На другой же день начались занятия. В 9 часов мы собирались в школе. С утра проводились лекции по литературе, истории культуры, истории костюма и т. д. В дневные часы были уроки фехтования и танца. Ко всему этому мы относились кое-как, формально, лишь выполняя требования программы. Мы жаждали уроков по сценическому мастерству и с нетерпением ожидали В. Н. Давыдова, но он редко заглядывал в класс, и обычно его заменял помощник: старик – актер Александрийского театра В. Р. Шемаев.
Пока мы занимались дикционными упражнениями, он кое-как справлялся со своими обязанностями, но когда мы перешли к художественному чтению, Шемаев оказался бессилен нам помочь, и мы были предоставлены самим себе. Выслушав чтение какой-нибудь басни или стихотворения, он говорил: «Что ж, недурно – только надо закруглить». При этом делал кругообразное движение правой рукой. Никто не понимал, что это означало, но он неизменно повторял эту фразу. Как ученики курсов мы имели право бесплатно посещать все спектакли Александринского театра и широко этим пользовались. На выхода нас, первокурсников, не брали, и мы с завистью смотрели на старших учеников, участвовавших в народных сценах.

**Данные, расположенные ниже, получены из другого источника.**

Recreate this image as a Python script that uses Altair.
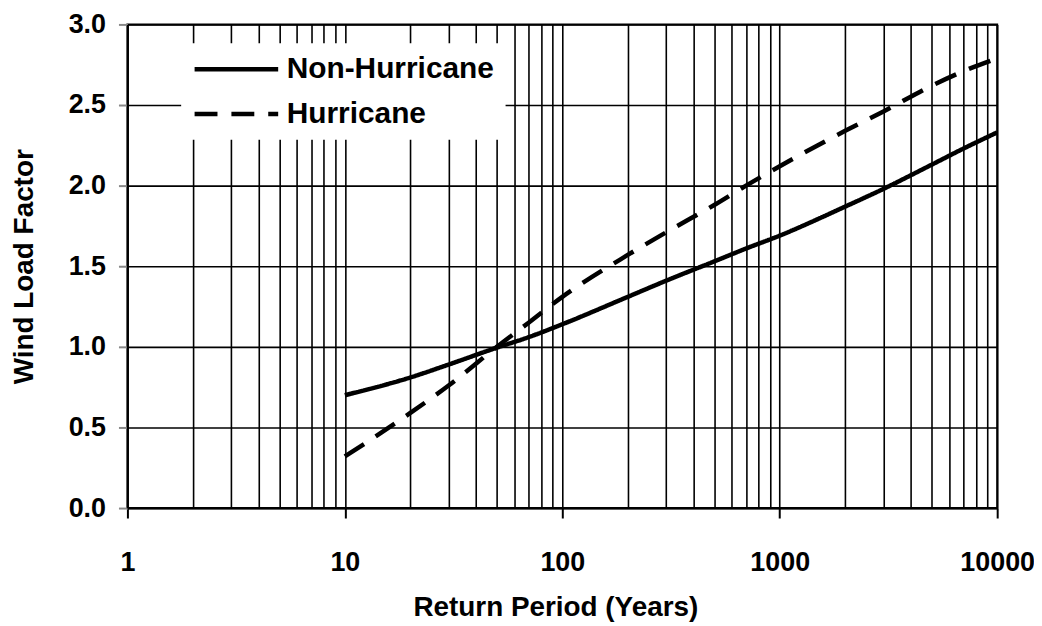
import altair as alt
import pandas as pd

# Return periods (years) at which the curves were read
periods = [10, 20, 30, 50, 70, 100, 200, 300, 500, 700, 1000, 2000, 3000, 5000, 7000, 10000]
non_hurricane = [0.70, 0.81, 0.89, 0.995, 1.06, 1.14, 1.31, 1.41, 1.53, 1.61, 1.69, 1.87, 1.98, 2.13, 2.23, 2.33]
hurricane = [0.32, 0.59, 0.76, 1.00, 1.15, 1.31, 1.57, 1.71, 1.88, 2.00, 2.12, 2.34, 2.46, 2.62, 2.71, 2.79]
series_names = ["Non-Hurricane", "Hurricane"]

x_grid_values = [m * 10 ** k for k in range(4) for m in range(1, 10)] + [10000]
y_tick_values = [0.0, 0.5, 1.0, 1.5, 2.0, 2.5, 3.0]

df = pd.DataFrame({
    "period": periods + periods,
    "factor": non_hurricane + hurricane,
    "series": [series_names[0]] * len(periods) + [series_names[1]] * len(periods),
})

pow10 = "abs(log(datum.value)/LN10 - round(log(datum.value)/LN10)) < 0.001"
FONT = "Liberation Sans"

chart = alt.Chart(df).mark_line(
    color="black", strokeWidth=4.5, strokeCap="butt", interpolate="monotone"
).encode(
    x=alt.X(
        "period:Q",
        scale=alt.Scale(type="log", domain=[1, 10000], nice=False),
        axis=alt.Axis(
            values=x_grid_values,
            format="d",
            labelExpr=f"({pow10}) ? datum.label : ''",
            tickColor={"condition": {"test": pow10, "value": "black"}, "value": "transparent"},
            tickSize=10,
            labelBaseline="alphabetic",
            labelPadding=53,
            labelFlush=False,
            labelOverlap=False,
            title="Return Period (Years)",
            titleX=430,
            titleY=108,
            titleBaseline="alphabetic",
        ),
    ),
    y=alt.Y(
        "factor:Q",
        scale=alt.Scale(domain=[0, 3], nice=False),
        axis=alt.Axis(
            values=y_tick_values,
            format=".1f",
            tickSize=9,
            labelPadding=13,
            title="Wind Load Factor",
            titleX=-103,
            titleY=243,
            titleAngle=270,
            titleAlign="center",
            titleBaseline="middle",
        ),
    ),
    strokeDash=alt.StrokeDash(
        "series:N",
        scale=alt.Scale(domain=series_names, range=[[1, 0], [23, 14]]),
        legend=alt.Legend(
            title=None,
            orient="none",
            legendX=54,
            legendY=19,
            fillColor="white",
            padding=11,
            symbolType="stroke",
            symbolSize=7056,
            symbolStrokeWidth=4.5,
            symbolStrokeColor="black",
            clipHeight=30,
            rowPadding=15,
            labelOffset=6,
            labelFont=FONT,
            labelFontWeight="bold",
            labelFontSize=30,
            labelColor="black",
            labelLimit=400,
        ),
    ),
).properties(
    width=874,
    height=486,
    autosize=alt.AutoSizeParams(type="none"),
    padding={"left": 120, "top": 15, "right": 37, "bottom": 113},
    background="white",
).configure_axis(
    labelFont=FONT,
    labelFontWeight="bold",
    labelFontSize=27,
    labelColor="black",
    titleFont=FONT,
    titleFontWeight="bold",
    titleFontSize=28,
    titleColor="black",
    domainColor="black",
    domainWidth=2,
    gridColor="black",
    gridWidth=1.6,
    gridOpacity=1,
    tickWidth=2,
).configure_view(
    stroke="black",
    strokeWidth=2,
)

chart.save("out.html", embed_options={"renderer": "svg", "actions": False})
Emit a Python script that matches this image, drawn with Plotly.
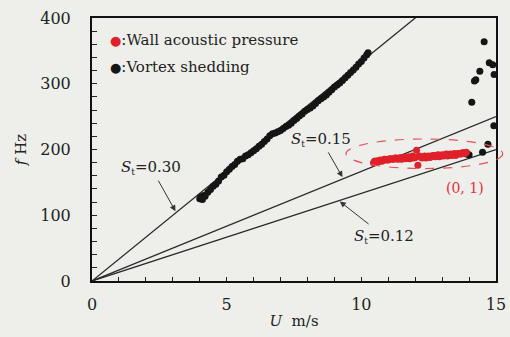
import plotly.graph_objects as go

# Vortex shedding (black) points
vortex_u = [4.0, 4.05, 4.1, 4.15, 4.2, 4.3, 4.4, 4.5, 4.6, 4.7, 4.8, 4.9, 5.0, 5.1, 5.2, 5.3,
            5.4, 5.5, 5.6, 5.7, 5.8, 5.9, 6.0, 6.1, 6.2, 6.3, 6.4, 6.5, 6.6, 6.7, 6.8, 6.9,
            7.0, 7.1, 7.2, 7.3, 7.4, 7.5, 7.6, 7.7, 7.8, 7.9, 8.0, 8.1, 8.2, 8.3, 8.4, 8.5,
            8.6, 8.7, 8.8, 8.9, 9.0, 9.1, 9.2, 9.3, 9.4, 9.5, 9.6, 9.7, 9.8, 9.9, 10.0, 10.1,
            10.2, 10.25,
            10.5, 13.9, 14.0, 14.5, 14.7, 14.92, 14.1, 14.2, 14.25, 14.4, 14.56, 14.75, 14.88, 14.93]
vortex_f = [125, 128, 124, 130, 129, 135, 139, 144, 147, 152, 158, 161, 166, 170, 174, 177,
            182, 185, 186, 190, 192, 195, 198, 201, 205, 208, 212, 216, 221, 224, 225, 227,
            229, 232, 235, 237, 240, 244, 247, 251, 254, 258, 261, 263, 266, 270, 274, 277,
            280, 283, 287, 291, 295, 298, 301, 305, 309, 313, 317, 321, 325, 330, 334, 339,
            344, 347,
            182, 193, 192, 196, 208, 236, 272, 304, 306, 319, 364, 332, 329, 314]

# Wall acoustic pressure (red) points
wall_u = [10.45, 10.5, 10.55, 10.6, 10.65, 10.7, 10.75, 10.8, 10.85, 10.9, 10.95, 11.0, 11.05,
          11.1, 11.15, 11.2, 11.25, 11.3, 11.35, 11.4, 11.45, 11.5, 11.55, 11.6, 11.65, 11.7,
          11.75, 11.8, 11.85, 11.9, 11.95, 12.0, 12.05, 12.1, 12.15, 12.2, 12.25, 12.3, 12.35,
          12.4, 12.45, 12.5, 12.55, 12.6, 12.65, 12.7, 12.75, 12.8, 12.85, 12.9, 12.95, 13.0,
          13.05, 13.1, 13.15, 13.2, 13.25, 13.3, 13.35, 13.4, 13.45, 13.5, 13.55, 13.6, 13.65,
          13.7, 13.75, 13.8, 13.85, 13.9]
wall_f = [180, 182, 181, 183, 182, 184, 182, 183, 185, 185, 184, 184, 186,
          186, 185, 185, 187, 187, 185, 186, 188, 185, 187, 188, 186, 187,
          189, 186, 188, 190, 187, 188, 199, 176, 190, 189, 187, 188, 190,
          187, 189, 190, 188, 189, 191, 191, 189, 190, 192, 189, 191, 192,
          190, 191, 193, 190, 192, 193, 191, 192, 194, 191, 193, 194, 193,
          193, 195, 195, 194, 196]

# Strouhal reference lines f = S * U / D
strouhal = [0.30, 0.15, 0.12]
D = 0.009
line_u = [0, 15]

FONT = "DejaVu Serif"
BG = "#eeeeeb"

fig = go.Figure()
for s in strouhal:
    fig.add_trace(go.Scatter(x=line_u, y=[s * u / D for u in line_u], mode="lines",
                             line=dict(color="#2a2a2a", width=1.3), showlegend=False,
                             hoverinfo="skip"))

fig.add_trace(go.Scatter(x=vortex_u, y=vortex_f, mode="markers",
                         marker=dict(color="#151515", size=7), showlegend=False,
                         cliponaxis=False))
fig.add_trace(go.Scatter(x=wall_u, y=wall_f, mode="markers",
                         marker=dict(color="#e0202a", size=7), showlegend=False))

# dashed ellipse (paper coords so it can extend past the frame)
fig.add_shape(type="circle", xref="paper", yref="paper",
              x0=9.43 / 15, x1=15.25 / 15, y0=171 / 400, y1=216 / 400,
              line=dict(color="#e8505a", width=1.2, dash="dash"))

SUB = "<sub><span style='font-size:9px'>t</span></sub>"
ann = []
def label_arrow(tx, ty, hx, hy, t):
    ann.append(dict(x=hx, y=hy, ax=tx, ay=ty, xref="x", yref="y", axref="x", ayref="y",
                    text=t, showarrow=True, arrowhead=2, arrowsize=1.2, arrowwidth=1,
                    arrowcolor="#333", standoff=0, startstandoff=2,
                    font=dict(family=FONT, size=15, color="#222")))

label_arrow(2.2, 172, 3.1, 106, f"<i>S</i>{SUB}=0.30")
label_arrow(8.5, 215, 9.3, 158, f"<i>S</i>{SUB}=0.15")
label_arrow(10.85, 68, 9.2, 121, f"<i>S</i>{SUB}=0.12")
ann.append(dict(x=13.85, y=142, xref="x", yref="y", text="(0, 1)", showarrow=False,
                font=dict(family=FONT, size=14, color="#e0303a")))

for yy, col, label in [(367, "#e0202a", ":Wall acoustic pressure"),
                        (325, "#151515", ":Vortex shedding")]:
    ann.append(dict(x=0.6, y=yy, xref="x", yref="y", xanchor="left", showarrow=False,
                    text=f"<span style='color:{col};font-size:13px'>●</span>{label}",
                    font=dict(family=FONT, size=15, color="#222")))

fig.update_layout(
    width=510, height=337,
    margin=dict(l=92, r=14, t=18, b=56),
    paper_bgcolor=BG, plot_bgcolor=BG,
    annotations=ann,
    font=dict(family=FONT, color="#222"),
    showlegend=False,
)
fig.update_xaxes(range=[0, 15], tickvals=[0, 5, 10, 15], ticks="inside", ticklen=4,
                 tickcolor="#222", showline=True, linecolor="#111", linewidth=2, mirror=True,
                 showgrid=False, zeroline=False, automargin=False,
                 minor=dict(dtick=1, ticks="inside", ticklen=4, tickcolor="#222"),
                 tickfont=dict(family=FONT, size=16, color="#222"), ticklabelstandoff=8,
                 title=dict(text="<i>U</i>  m/s", font=dict(family=FONT, size=15), standoff=2))
fig.update_yaxes(range=[0, 400], tickvals=[0, 100, 200, 300, 400], ticks="inside", ticklen=5,
                 tickcolor="#222", showline=True, linecolor="#111", linewidth=2, mirror=True,
                 showgrid=False, zeroline=False, automargin=False,
                 minor=dict(dtick=20, ticks="inside", ticklen=5, tickcolor="#222"),
                 tickfont=dict(family=FONT, size=16, color="#222"), ticklabelstandoff=16,
                 title=dict(text="<i>f</i> Hz", font=dict(family=FONT, size=15), standoff=10))

fig.write_html("out.html", config={"displayModeBar": False},
               post_script="document.body.style.margin='0';")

Занятия шли вяло, неинтересно. В 2 часа дня они кончались, и начиналось томительное ожидание Давыдова. Мы слонялись по коридорам, а уйти было нельзя, так как никто не знал, в котором часу он придет. Он мог прийти сразу после репетиции в Александрийском театре. И нередко, прождав его до 6 часов вечера, мы, огорченные, уходили домой. Иногда он присылал записочку: «Дорогие друзья, страшная головная боль удерживает меня дома»… Всякое появление Владимира Николаевича было для нас настоящим праздником.
После первичных дикционных упражнений и логического чтения прозы Владимир Николаевич переходил к чтению басен. При чтении басен он требовал от учеников предельной простоты, естественной разговорной формы, наивности. Особенно ценил Давыдов непосредственность. Среди учеников нашего курса был болгарин Кирчев. Его юмор при чтении басен, выразительность и настоящая наивность радовали Давыдова, он слушал, восхищенно улыбался и говорил: «Ну что ж, это хорошо настолько, что я не буду поправлять, чтобы не лишать вас своеобразия юмора».